Saturday, July 6, 2013

thought for the day/ ancient knowledge mathematically defined


Image Credit & Copyright: Adam Block, Mt. Lemmon SkyCenter, U. Arizona

I defined ancient knowledge in the previous incarnation of my blog.  I had said how three hundred years defines ancient knowledge.  A full human lifetime appears to be about a hundred years.  So, two hundred years is certainly a previous human generation, but to go beyond human memory, we should go to three hundred years.  This is not a very mathematical definition of ancient knowledge, but it's interesting.  Recently, I was rereading John D. Barrow's "Pi in the Sky" to review once again the origin of mathematical knowledge and compare to Jacob Bronowski's ideas in his "Origins of Knowledge and Imagination."

I've always said that chapter two, "The Counter Culture", is worth the price of the book.  It's about seventy pages about tally bones found thirty thousand years ago to base two and five and all the number linguistics.  Reading it, you appreciate that the primitive numbers of the Egyptians and Mesopotamians(who went much further algebraically than the Egyptians) were a sophisticated development that required a long period of development. In rereading that chapter, I found some interesting stuff about the number three.

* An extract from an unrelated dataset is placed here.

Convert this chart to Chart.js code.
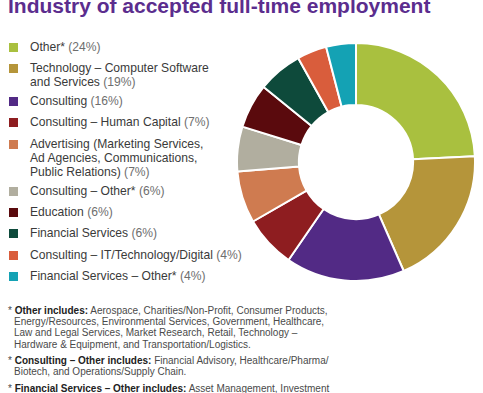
<!DOCTYPE html>
<html><head><meta charset="utf-8">
<script src="https://cdn.jsdelivr.net/npm/chart.js@4"></script>
<style>
html,body{margin:0;padding:0;background:#fff;width:483px;height:393px;overflow:hidden;position:relative;font-family:"Liberation Sans",Arial,sans-serif;}
#title{position:absolute;left:8px;top:-6px;font-size:21px;font-weight:bold;color:#5b2d8e;white-space:nowrap;}
#legend{position:absolute;left:0;top:0;}
.li{position:absolute;left:30px;font-size:12.1px;color:#3a3a3a;line-height:14px;white-space:nowrap;}
.sw{position:absolute;left:-21px;width:9px;height:9px;}
.pc{color:#6e6e6e;}
#wrap{position:absolute;left:236px;top:42px;width:240px;height:240px;}
#notes{position:absolute;left:8px;top:305px;font-size:10px;color:#4a4a4a;line-height:11.2px;white-space:nowrap;}
#notes p{margin:0 0 5.3px 0;padding-left:6px;text-indent:-6px;}
#notes b{color:#222;}
</style></head><body>
<div id="title">Industry of accepted full-time employment</div>
<div id="legend"></div>
<div id="wrap"><canvas id="c"></canvas></div>
<div id="notes">
<p>* <b>Other includes:</b> Aerospace, Charities/Non-Profit, Consumer Products,<br>Energy/Resources, Environmental Services, Government, Healthcare,<br>Law and Legal Services, Market Research, Retail, Technology –<br>Hardware &amp; Equipment, and Transportation/Logistics.</p>
<p>* <b>Consulting – Other includes:</b> Financial Advisory, Healthcare/Pharma/<br>Biotech, and Operations/Supply Chain.</p>
<p>* <b>Financial Services – Other includes:</b> Asset Management, Investment</p>
</div>
<script>
const categories = [
  ["Other*"],
  ["Technology – Computer Software", "and Services"],
  ["Consulting"],
  ["Consulting – Human Capital"],
  ["Advertising (Marketing Services,", "Ad Agencies, Communications,", "Public Relations)"],
  ["Consulting – Other*"],
  ["Education"],
  ["Financial Services"],
  ["Consulting – IT/Technology/Digital"],
  ["Financial Services – Other* "]
];
const shares = [24, 19, 16, 7, 7, 6, 6, 6, 4, 4];
const colors = ["#a9c03f","#b5953a","#522a85","#8e1d20","#cf7b50","#b1ae9f","#5a0a0d","#0e4a3b","#d95d3c","#14a2b4"];
const legendTops = [40, 61, 94, 115, 137, 184, 205, 226, 248, 269];

const leg = document.getElementById('legend');
categories.forEach((lines, i) => {
  const d = document.createElement('div');
  d.className = 'li';
  d.style.top = legendTops[i] + 'px';
  d.innerHTML = lines.map((l, k) => k === lines.length - 1 ? l + ' <span class="pc">(' + shares[i] + '%)</span>' : l).join('<br>');
  const s = document.createElement('div');
  s.className = 'sw';
  s.style.background = colors[i];
  s.style.top = '3px';
  d.appendChild(s);
  leg.appendChild(d);
});

new Chart(document.getElementById('c'), {
  type: 'doughnut',
  data: {
    labels: categories.map(l => l.join(' ')),
    datasets: [{ data: shares, backgroundColor: colors, borderColor: '#ffffff', borderWidth: 2 }]
  },
  options: {
    responsive: true, maintainAspectRatio: false, animation: false,
    cutout: '48%',
    plugins: { legend: { display: false }, tooltip: { enabled: false } }
  }
});
</script>
</body></html>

Three meant beyond.  In latin, there's trans and tres.  Tres is three, and trans is beyond.  In French, we have trois and tres.  Trois is three, and tres is "very". The anthropologists of the eighteen hundreds and early nineteen hundreds(just like the Golden Bough, you can't even do some of this research anymore.  The education of peoples throughout the world is kindof erasing this knowledge) found tribes in Islands, Africa and the like who had words for one, two, and then many, or beyond.

Well, I find it kind of interesting that my idea for defining ancient knowledge corresponds numberwise with the significance of the number three at one time tens of thousands of years ago.

So, if three hundred years is the standard for ancient knowledge, how much knowledge is ancient today?  Well, due to our young species, very little is ancient knowledge! Three hundred years ago was of course around early 1700.  Right now that's 1713.  At that time, differential equations were still exercising the best efforts of mathematicians.  This is all the mathematics past a first and maybe a second semester calculus class. Basically, the mathematics and Physics of Isaac Newton is now ancient knowledge, and almost nothing afterwards!  The seventeen hundreds was dominated by Euler but had some other underrated mathematicians like Lagrange.  The seventeen hundreds closed with the publication of Laplaces vast generalization of Newton's "Principia."  Basically, after Isaac Newton, mathematians created a vast amount of differential equations, calculus of variations, some beginnings of complex analyses, number theory beyond Fermat.  Laplaces "Celestial Mechanics" generalizes Newton's "Principia" with all that mathematics.  It goes to five thousand page each volumes; it was obsolete the day it was published.  William Hamilton, discoverer of quaternions, made an early name for himself by finding a single mistake in it all.  The majority of all that knowledge is not quite ancient knowledge.

In the eighteen hundreds. A Cantor, not the George Cantor of transfinite numbers fame in the same century, published a technical history of mathematics up to the eighteen hundreds.  It went to four thick volumes.  The eighteen hundreds of course saw mathematics go abstract - abstract or alternative algebras, abstract geometries, or non-Euclidean geometries and projective geometry to unify them all.  The eighteen hundreds had mathematicians breaking free of all the rules and making them on their own.  Analyses of course continued to develop as it does so today. Technical histories of eighteen hundreds mathematics are still coming out today.  The collective works of Leondard Euler are still not quite complete. The point is of course the vast majority of mathematical knowledge is not ancient knowledge.

-------------------------------------------science/tech goodie extras

artificial ribosomes

When Eric Drexler first started thinking about nanomanufacturing, he innovated artificial proteins.  He knew the idea of making smaller machines to make smaller machines all the way down to single atoms is a long road.  Nobody then seemed to be able to make complete characterization of ribosomes(natural nanomachines that make nanotechnologies - proteins).  Proteins that could self-assemble into nanomachines seemed a bit far fetched as well.  But, he thought of a way to maybe make that more practical than ribosomes.  Today, making artificial proteins has become reliable enough, but nanotechnologists are not so excited about them as they are about peptides . Still, this breakthrough in Ribosomes is kind of exciting.

SpaceX has done a pretty good job bringing down the price of space rocketry.  But others have made even more breakthroughs.  One other space company has innovated pistons instead of turbopumps for rocketry.  Here, nasa has created composite cryogenic fuel tanks. My only problem with all this is everyone is keeping their innovations to themselves.  Imagine combining everyone's ideas where possible!  England has these jet engine/rocket engine hypbrid innovations.  I recall they use superconductors to cool incoming air.